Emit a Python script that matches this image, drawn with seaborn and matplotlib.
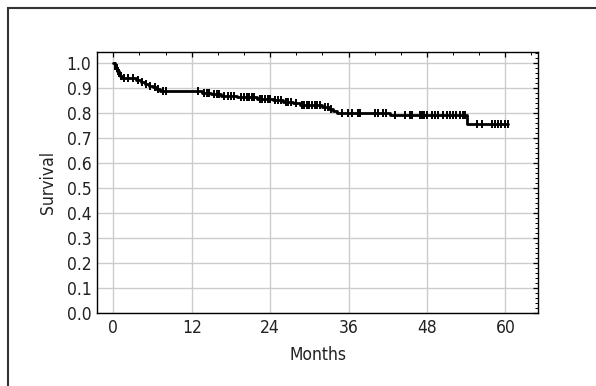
import numpy as np
import pandas as pd
import matplotlib.pyplot as plt
import matplotlib.patches as mpatches
from matplotlib import font_manager
from matplotlib.ticker import MultipleLocator
import seaborn as sns

# Kaplan-Meier curve: step times (months) and survival after each step
step_months = [0.0, 0.2, 0.4, 0.6, 0.8, 1.0, 1.3, 3.5, 4.2, 4.8, 5.4, 6.0, 6.6, 7.2,
               13.5, 15.0, 16.5, 19.0, 22.0, 24.5, 26.0, 27.5, 28.5, 32.0, 33.0,
               33.6, 34.2, 42.4, 54.2, 60.4]
step_survival = [1.0, 0.99, 0.98, 0.97, 0.96, 0.95, 0.94, 0.933, 0.925, 0.918, 0.91,
                 0.903, 0.896, 0.889, 0.882, 0.875, 0.869, 0.863, 0.857, 0.851, 0.845,
                 0.839, 0.833, 0.826, 0.818, 0.81, 0.802, 0.794, 0.756, 0.756]

# censored observations (months)
censored_months = [0.3, 0.5, 0.7, 0.9, 1.1, 1.6, 2.2, 3.0, 3.8, 4.4, 5.0, 5.6, 6.3, 6.9,
                   7.6, 8.0, 13.0, 13.8, 14.3, 14.7, 15.4, 15.8, 16.2, 17.0, 17.5, 18.0,
                   18.5, 19.5, 20.0, 20.4, 20.8, 21.2, 21.6, 22.4, 22.8, 23.2, 23.6, 24.0,
                   24.8, 25.2, 25.6, 26.4, 26.8, 27.2, 28.0, 28.8, 29.2, 29.6, 30.0, 30.4,
                   30.8, 31.2, 31.6, 32.4, 32.8, 33.3, 35.0, 35.9, 36.5, 37.5, 37.8, 40.1,
                   40.5, 41.3, 41.8, 43.1, 44.6, 45.4, 45.7, 46.9, 47.2, 47.5, 48.0, 48.7,
                   49.2, 49.7, 50.5, 51.0, 51.5, 52.0, 52.5, 53.0, 53.5, 53.8, 55.6, 56.4,
                   57.9, 58.4, 58.9, 59.4, 59.9, 60.4]

x_ticks = [0, 12, 24, 36, 48, 60]
y_ticks = [0.0, 0.1, 0.2, 0.3, 0.4, 0.5, 0.6, 0.7, 0.8, 0.9, 1.0]

curve = pd.DataFrame({"Months": step_months, "Survival": step_survival})
idx = np.searchsorted(step_months, censored_months, side="right") - 1
marks = pd.DataFrame({"Months": censored_months,
                      "Survival": np.array(step_survival)[idx]})

sns.set_style("white")

# narrow font if one is around (reference uses a condensed face)
installed = {f.name for f in font_manager.fontManager.ttflist}
condensed = [f for f in font_manager.fontManager.ttflist
             if f.name == "DejaVu Sans" and "ondensed" in str(f.stretch) + f.fname]
if "Liberation Sans Narrow" in installed:
    plt.rcParams["font.family"] = ["Liberation Sans Narrow", "DejaVu Sans"]
    label_size = 13.5
elif condensed:
    plt.rcParams["font.family"] = ["DejaVu Sans"]
    plt.rcParams["font.stretch"] = "condensed"
    label_size = 12.5
else:
    plt.rcParams["font.family"] = ["Liberation Sans", "DejaVu Sans"]
    label_size = 12

plt.rcParams.update({
    "xtick.direction": "in",
    "ytick.direction": "in",
    "xtick.top": True,
    "ytick.right": True,
    "xtick.minor.visible": True,
    "ytick.minor.visible": True,
})

fig = plt.figure(figsize=(5.96, 3.86), dpi=100)
ax = fig.add_axes([0.1628, 0.1891, 0.9027 - 0.1628, 0.8653 - 0.1891])

# outer frame of the figure panel
fig.patches.append(mpatches.Rectangle((0.0134, -0.1), 1.2, 0.979 + 0.1, fill=False,
                                      edgecolor="#333333", linewidth=1.5,
                                      transform=fig.transFigure, zorder=0))

sns.lineplot(data=curve, x="Months", y="Survival", ax=ax, drawstyle="steps-post",
             estimator=None, sort=False, color="black", linewidth=2.0)
sns.scatterplot(data=marks, x="Months", y="Survival", ax=ax, marker="|", s=40,
                linewidth=1.4, color="black", zorder=3)

ax.set_xlim(-2.5, 65)
ax.set_ylim(0, 1.045)
ax.set_xticks(x_ticks)
ax.set_yticks(y_ticks)
ax.set_yticklabels([f"{v:.1f}" for v in y_ticks])
ax.xaxis.set_minor_locator(MultipleLocator(4))
ax.yaxis.set_minor_locator(MultipleLocator(0.02))
ax.tick_params(which="major", length=3.5, width=0.9, color="black",
               labelsize=label_size, labelcolor="#222222", pad=4)
ax.tick_params(which="minor", length=2, width=0.7, color="black")
ax.grid(True, which="major", color="#cccccc", linewidth=1.0)
for s in ax.spines.values():
    s.set_color("black")
    s.set_linewidth(1.0)
ax.set_xlabel("Months", fontsize=label_size, labelpad=7, color="#222222")
ax.set_ylabel("Survival", fontsize=label_size, labelpad=7, color="#222222")

fig.savefig("out.png", dpi=100)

### Directions:
Restate the data above word for word. Do not include the images.

### Full response:
Emit a Python script that matches this image, drawn with seaborn and matplotlib.
import numpy as np
import pandas as pd
import matplotlib.pyplot as plt
import matplotlib.patches as mpatches
from matplotlib import font_manager
from matplotlib.ticker import MultipleLocator
import seaborn as sns

# Kaplan-Meier curve: step times (months) and survival after each step
step_months = [0.0, 0.2, 0.4, 0.6, 0.8, 1.0, 1.3, 3.5, 4.2, 4.8, 5.4, 6.0, 6.6, 7.2,
               13.5, 15.0, 16.5, 19.0, 22.0, 24.5, 26.0, 27.5, 28.5, 32.0, 33.0,
               33.6, 34.2, 42.4, 54.2, 60.4]
step_survival = [1.0, 0.99, 0.98, 0.97, 0.96, 0.95, 0.94, 0.933, 0.925, 0.918, 0.91,
                 0.903, 0.896, 0.889, 0.882, 0.875, 0.869, 0.863, 0.857, 0.851, 0.845,
                 0.839, 0.833, 0.826, 0.818, 0.81, 0.802, 0.794, 0.756, 0.756]

# censored observations (months)
censored_months = [0.3, 0.5, 0.7, 0.9, 1.1, 1.6, 2.2, 3.0, 3.8, 4.4, 5.0, 5.6, 6.3, 6.9,
                   7.6, 8.0, 13.0, 13.8, 14.3, 14.7, 15.4, 15.8, 16.2, 17.0, 17.5, 18.0,
                   18.5, 19.5, 20.0, 20.4, 20.8, 21.2, 21.6, 22.4, 22.8, 23.2, 23.6, 24.0,
                   24.8, 25.2, 25.6, 26.4, 26.8, 27.2, 28.0, 28.8, 29.2, 29.6, 30.0, 30.4,
                   30.8, 31.2, 31.6, 32.4, 32.8, 33.3, 35.0, 35.9, 36.5, 37.5, 37.8, 40.1,
                   40.5, 41.3, 41.8, 43.1, 44.6, 45.4, 45.7, 46.9, 47.2, 47.5, 48.0, 48.7,
                   49.2, 49.7, 50.5, 51.0, 51.5, 52.0, 52.5, 53.0, 53.5, 53.8, 55.6, 56.4,
                   57.9, 58.4, 58.9, 59.4, 59.9, 60.4]

x_ticks = [0, 12, 24, 36, 48, 60]
y_ticks = [0.0, 0.1, 0.2, 0.3, 0.4, 0.5, 0.6, 0.7, 0.8, 0.9, 1.0]

curve = pd.DataFrame({"Months": step_months, "Survival": step_survival})
idx = np.searchsorted(step_months, censored_months, side="right") - 1
marks = pd.DataFrame({"Months": censored_months,
                      "Survival": np.array(step_survival)[idx]})

sns.set_style("white")

# narrow font if one is around (reference uses a condensed face)
installed = {f.name for f in font_manager.fontManager.ttflist}
condensed = [f for f in font_manager.fontManager.ttflist
             if f.name == "DejaVu Sans" and "ondensed" in str(f.stretch) + f.fname]
if "Liberation Sans Narrow" in installed:
    plt.rcParams["font.family"] = ["Liberation Sans Narrow", "DejaVu Sans"]
    label_size = 13.5
elif condensed:
    plt.rcParams["font.family"] = ["DejaVu Sans"]
    plt.rcParams["font.stretch"] = "condensed"
    label_size = 12.5
else:
    plt.rcParams["font.family"] = ["Liberation Sans", "DejaVu Sans"]
    label_size = 12

plt.rcParams.update({
    "xtick.direction": "in",
    "ytick.direction": "in",
    "xtick.top": True,
    "ytick.right": True,
    "xtick.minor.visible": True,
    "ytick.minor.visible": True,
})

fig = plt.figure(figsize=(5.96, 3.86), dpi=100)
ax = fig.add_axes([0.1628, 0.1891, 0.9027 - 0.1628, 0.8653 - 0.1891])

# outer frame of the figure panel
fig.patches.append(mpatches.Rectangle((0.0134, -0.1), 1.2, 0.979 + 0.1, fill=False,
                                      edgecolor="#333333", linewidth=1.5,
                                      transform=fig.transFigure, zorder=0))

sns.lineplot(data=curve, x="Months", y="Survival", ax=ax, drawstyle="steps-post",
             estimator=None, sort=False, color="black", linewidth=2.0)
sns.scatterplot(data=marks, x="Months", y="Survival", ax=ax, marker="|", s=40,
                linewidth=1.4, color="black", zorder=3)

ax.set_xlim(-2.5, 65)
ax.set_ylim(0, 1.045)
ax.set_xticks(x_ticks)
ax.set_yticks(y_ticks)
ax.set_yticklabels([f"{v:.1f}" for v in y_ticks])
ax.xaxis.set_minor_locator(MultipleLocator(4))
ax.yaxis.set_minor_locator(MultipleLocator(0.02))
ax.tick_params(which="major", length=3.5, width=0.9, color="black",
               labelsize=label_size, labelcolor="#222222", pad=4)
ax.tick_params(which="minor", length=2, width=0.7, color="black")
ax.grid(True, which="major", color="#cccccc", linewidth=1.0)
for s in ax.spines.values():
    s.set_color("black")
    s.set_linewidth(1.0)
ax.set_xlabel("Months", fontsize=label_size, labelpad=7, color="#222222")
ax.set_ylabel("Survival", fontsize=label_size, labelpad=7, color="#222222")

fig.savefig("out.png", dpi=100)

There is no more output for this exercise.